Inovação e tradição
Por Inês Vaz Pinto, sócia e responsável de Marketing & Comunicação da Torres Novas
Relançar uma marca antiga é uma tendência que se tem observado ao longo dos últimos tempos, num momento em que o mercado parece cada vez mais saturado com o surgimento de novas marcas. Mas as marcas antigas têm um valor intrínseco inigualável – um legado, com uma história e um caminho que já foram construídos e que devem ser aproveitados. Ao voltar às suas origens, (re)começam o seu percurso com uma grande vantagem competitiva.

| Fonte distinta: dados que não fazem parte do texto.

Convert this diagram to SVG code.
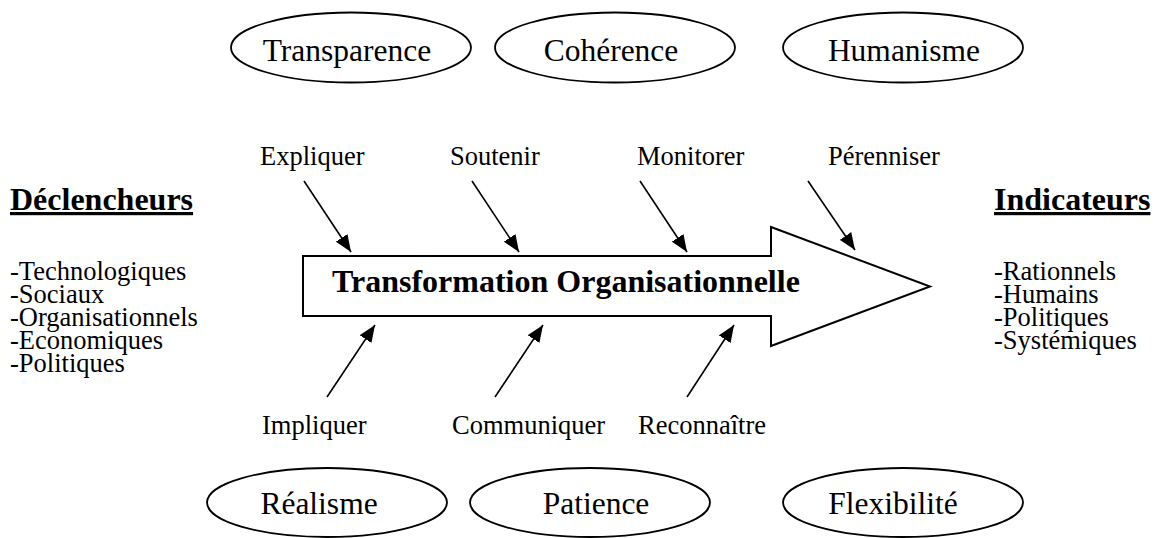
<svg xmlns="http://www.w3.org/2000/svg" width="1160" height="538" viewBox="0 0 1160 538">
<style>
text{font-family:"Liberation Serif","Times New Roman",serif;fill:#000}
.oval{fill:#fff;stroke:#000;stroke-width:1.8}
.ot{font-size:31.5px;text-anchor:middle}
.lb{font-size:26.5px}
.hd{font-size:32px;font-weight:bold;text-decoration:underline}
.main{font-size:32px;font-weight:bold}
.big{fill:#fff;stroke:#000;stroke-width:2}
.con line{stroke:#000;stroke-width:1.6;marker-end:url(#ah)}
</style>
<defs>
<marker id="ah" markerUnits="userSpaceOnUse" markerWidth="18" markerHeight="14" refX="17" refY="7" orient="auto">
<path d="M0,0 L17,7 L0,14 z" fill="#000"/>
</marker>
</defs>
<rect width="1160" height="538" fill="#fff"/>

<g id="transparence"><ellipse class="oval" cx="351" cy="47.5" rx="120" ry="35"/><text class="ot" x="347" y="61">Transparence</text></g>
<g id="coherence"><ellipse class="oval" cx="615" cy="47.5" rx="120" ry="35"/><text class="ot" x="611" y="61">Cohérence</text></g>
<g id="humanisme"><ellipse class="oval" cx="903" cy="47.5" rx="120" ry="35"/><text class="ot" x="904" y="61">Humanisme</text></g>

<g id="realisme"><ellipse class="oval" cx="327" cy="502.5" rx="120" ry="34.5"/><text class="ot" x="319" y="514">Réalisme</text></g>
<g id="patience"><ellipse class="oval" cx="590" cy="502.5" rx="120" ry="34.5"/><text class="ot" x="596" y="514">Patience</text></g>
<g id="flexibilite"><ellipse class="oval" cx="903" cy="502.5" rx="120" ry="34.5"/><text class="ot" x="893" y="514">Flexibilité</text></g>

<g id="transformation">
<path class="big" d="M303,256 L771,256 L771,227 L930,286.5 L771,346 L771,316 L303,316 Z"/>
<text class="main" x="332" y="292">Transformation Organisationnelle</text>
</g>

<g id="declencheurs">
<text class="hd" x="10" y="210">Déclencheurs</text>
<text class="lb" x="10" y="280">-Technologiques</text>
<text class="lb" x="10" y="303">-Sociaux</text>
<text class="lb" x="10" y="326">-Organisationnels</text>
<text class="lb" x="10" y="349">-Economiques</text>
<text class="lb" x="10" y="372">-Politiques</text>
</g>

<g id="indicateurs">
<text class="hd" x="994" y="210">Indicateurs</text>
<text class="lb" x="994" y="280">-Rationnels</text>
<text class="lb" x="994" y="303">-Humains</text>
<text class="lb" x="994" y="326">-Politiques</text>
<text class="lb" x="994" y="349">-Systémiques</text>
</g>

<g id="expliquer"><text class="lb" x="260" y="165">Expliquer</text></g>
<g id="soutenir"><text class="lb" x="450" y="165">Soutenir</text></g>
<g id="monitorer"><text class="lb" x="637" y="165">Monitorer</text></g>
<g id="perenniser"><text class="lb" x="828" y="165">Pérenniser</text></g>
<g id="impliquer"><text class="lb" x="262" y="434">Impliquer</text></g>
<g id="communiquer"><text class="lb" x="452" y="434">Communiquer</text></g>
<g id="reconnaitre"><text class="lb" x="638" y="434">Reconnaître</text></g>

<g id="connectors" class="con">
<line x1="304" y1="181" x2="351" y2="252"/>
<line x1="472" y1="181" x2="519" y2="252"/>
<line x1="640" y1="181" x2="687" y2="252"/>
<line x1="808" y1="181" x2="855" y2="250"/>
<line x1="327" y1="397" x2="375" y2="325"/>
<line x1="495" y1="397" x2="543" y2="325"/>
<line x1="687" y1="397" x2="734" y2="325"/>
</g>
</svg>
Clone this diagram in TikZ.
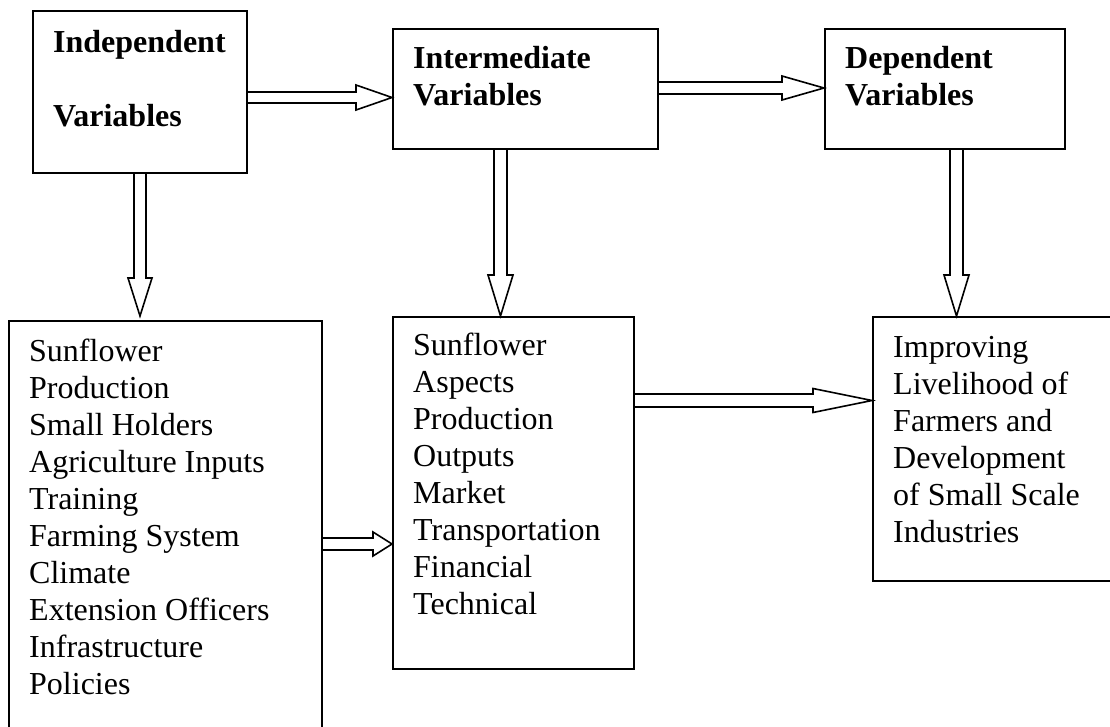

É um desafio que passa por fazer renascer uma marca que continua viva na memória das pessoas, e é esse o seu maior trunfo. Por isso, deve ser feito sem recorrer a alterações significativas, procurando ‘apenas’ transportar a sua história até ao presente. É nesta convivência entre o passado e o presente que muitas marcas históricas se têm conseguido reinventar, tanto em Portugal como fora. Mas não basta replicar o que antigamente foi, é preciso inovar e conquistar um novo lugar num mercado que, no entretanto, se foi desenvolvendo, sem esperar por ninguém. O mais provável é que já outras marcas tenham surgido e ocupado o lugar deixado vazio pela marca quando esta fechou ou faliu. Para além dos valores base que devem ser assegurados, como a qualidade e a tradição, e ambos representativos do saber-fazer português, qual é a nova proposta de valor desta ‘nova marca antiga’?
Muitas marcas históricas surgiram inicialmente num ambiente familiar, o que é uma fonte de riqueza. Quer seja uma nova geração dessa mesma família ou não a fazer renascer a marca, sendo possível, é enriquecedor envolver as gerações anteriores e os que outrora fizeram parte da sua história, porque a sua sabedoria também faz parte do legado e valor intrínseco da marca. É importante beber dessa sabedoria: aprender com o que houve de melhor e, igualmente importante, com o que podia ter sido melhor.
Por outro lado, hoje é fundamental uma marca ter uma consciência sustentável, tanto a nível social como ambiental. Sem perder a qualidade e a durabilidade dos produtos, deve procurar processos e materiais de produção alternativos que sejam o menos nocivos possíveis, não só porque é o que o mercado pede, mas também por uma questão de responsabilidade e posicionamento, sobretudo se se quiser posicionar no mercado premium ou de luxo. Em boa verdade, muitas marcas históricas já actuavam de forma sustentável, com é a produção de algo durável, feito para durar uma vida e atravessar gerações. Mas, tão importante quanto fazê-lo, é saber comunicá-lo.
A vertente digital é, obviamente, uma novidade e um desafio, com grande potencial para reavivar a marca na nossa memória, chegar a novos públicos e levar a marca além-fronteiras. As redes sociais, o marketing digital, o marketing de influência ou até uma ‘simples’ loja online, são uma realidade relativamente nova, e todos devem ser assegurados de forma coerente e fluida. É importante equilibrar estas novidades digitais com abordagens mais tradicionais, muitas vezes intrínsecas ao ADN da marca, e que tipicamente privilegiam um contacto mais próximo com a comunidade – como, por exemplo, antigos parceiros de retalho físico. A tradição e a modernidade não se devem substituir, devem complementar-se.
A cada passo que se dá, há que saber cuidar e respeitar o legado e a história da marca, mantendo aquilo que sempre a caracterizou e valorizou, mas procurando fazê-lo com um olhar renovado e em sintonia com os novos tempos. À medida que o mercado evolui, também as marcas devem evoluir. O mercado da ‘saudade’ e da ‘portugalidade’ está em voga, mas não bastam. Não esqueçamos que ao reconstruir uma marca também se reconstrói um negócio, que se quer sustentável e rentável a longo prazo. Hoje, as necessidades dos consumidores são diferentes e mais exigentes. Por isso, também na forma de trabalhar é preciso inovar, trazendo tecnologia e digitalização aos processos, procurando eficiência e agilidade, para melhor os servir. E, claro, também no próprio produto ou serviço, apostando em novas gamas complementares ou participando em iniciativas e parcerias que ajudem a posicionar a marca e a criar valor.
A tradição e a inovação são aliadas indiscutíveis na recuperação e manutenção de marcas históricas, assim como da cultura portuguesa e do saber-fazer português. Só precisamos de conseguir mudar tudo sem mudar nada.